Zimbabwe is among the countries affected with the coronavirus disease (COVID‐19) and implemented several infection control and measures such as social distancing, contact tracing, regular temperature checking in strategic entry and exit points, face masking among others. The country also implemented recursive national lockdowns and curfews to reduce the virus transmission rate and its catastrophic impact. These large‐scale measures are not easy to implement, adhere to and subsequently difficult to practice and maintain which lead to imperfect public compliance, especially if there is a significant impact on social and political norms, economy, and psychological wellbeing of the affected population.

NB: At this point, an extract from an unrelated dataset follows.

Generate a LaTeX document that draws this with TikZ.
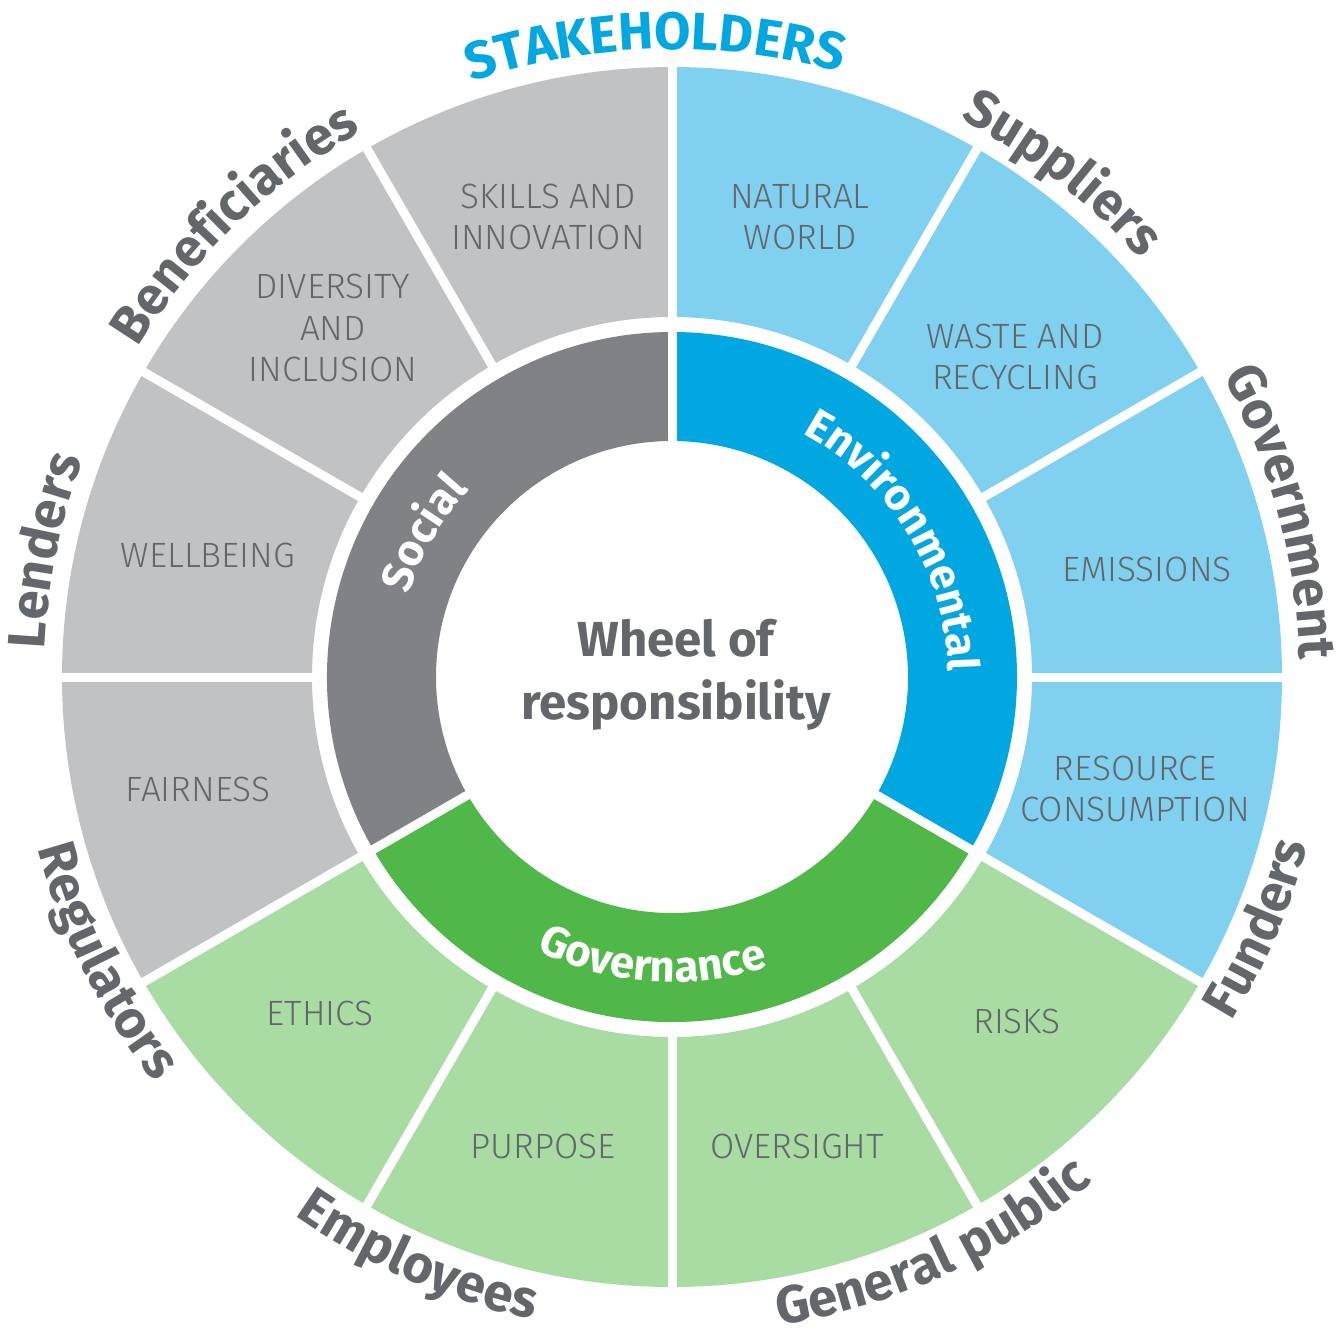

Also, emerging COVID‐19 variants, porous borders, regular movement of informal traders and sale of fake vaccination certificates continue to threaten impressive progress made towards virus containment. Therefore, several emerging technologies have been adopted to strengthen the health system and health services delivery, improve compliance, adherence and maintain social distancing. These technologies use health data, symptoms monitoring, mobility, location and proximity data for contact tracing, self‐isolation, and quarantine compliance. However, the use of emerging technologies has been debatable and contentious because of the potential violation of ethical values such as security and privacy, data format and management, synchronization, over‐tracking, over‐surveillance and lack of proper development and implementation guidelines which impact their efficacy, adoption and ultimately influence public trust. Therefore, the study proposes ethical framework for using emerging technologies to contain the COVID‐19 pandemic. The framework is centered on ethical practices such as security, privacy, justice, human dignity, autonomy, solidarity, beneficence, and non‐maleficence.